Enhancing the drilling efficiency through the application of machine learning and optimization algorithm.

Abstract

This article presents a novel Artificial Intelligence (AI) workflow to enhance drilling performance by mitigating the adverse impact of drill-string vibrations on drilling efficiency. The study employs three supervised machine learning (ML) algorithms, namely the Multi-Layer Perceptron (MLP), Support Vector Regression (SVR), and Regression Decision Tree (DTR), to train models for bit rotation (Bit RPM), rate of penetration (ROP), and torque. These models combine to form a digital twin for a drilling system and are validated through extensive cross-validation procedures against actual drilling parameters using field data. The combined SVR - Bit RPM model is then used to categorize torsional vibrations and constrain optimized parameter selection using the Particle Swarm Optimisation block (PSO).
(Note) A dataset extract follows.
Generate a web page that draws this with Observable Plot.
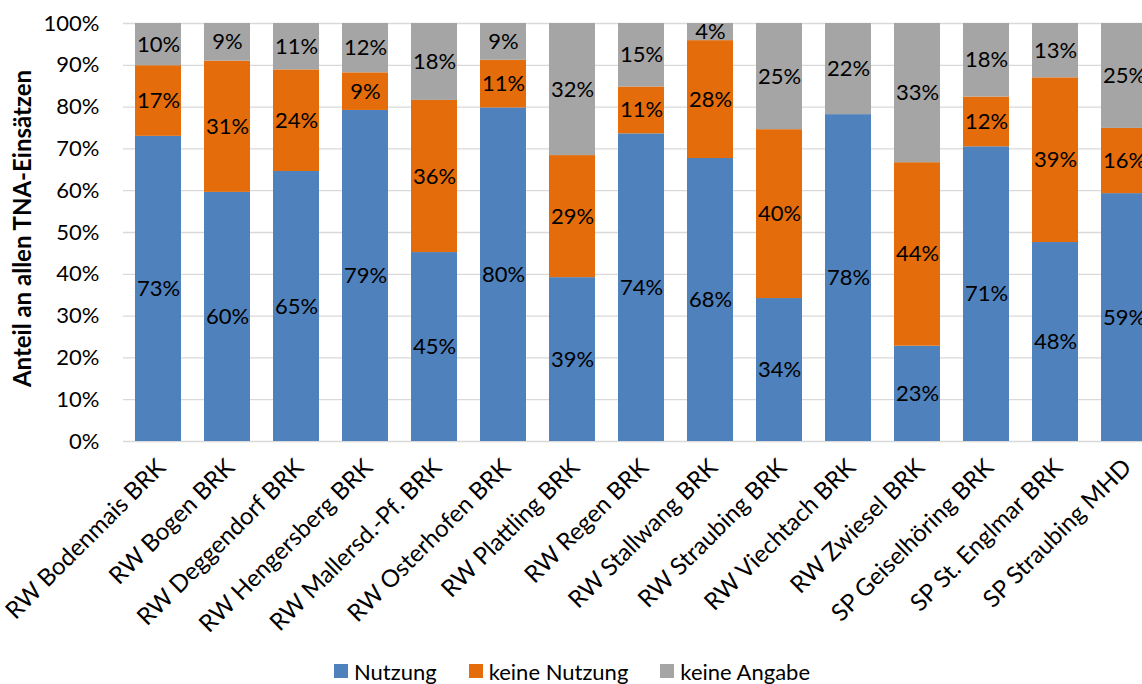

The SVR-ROP model is integrated with a PSO under two constraints: Stick Slip Index (SSI<0.05) and Depth of Cut (DOC<5 mm) to further improve torsional stability. Simulations predict a 43% increase in ROP and torsional stability on average when the optimized parameters WOB and RPM are applied. This would avoid the need to trip in/out to change the bit, and the drilling time can be reduced from 66 to 31 hours. The findings of this study illustrate the system's competency in determining optimal drilling parameters and boosting drilling efficiency. Integrating AI techniques offers valuable insights and practical solutions for drilling optimization, particularly in terms of saving drilling time and improving the ROP, which increases potential savings.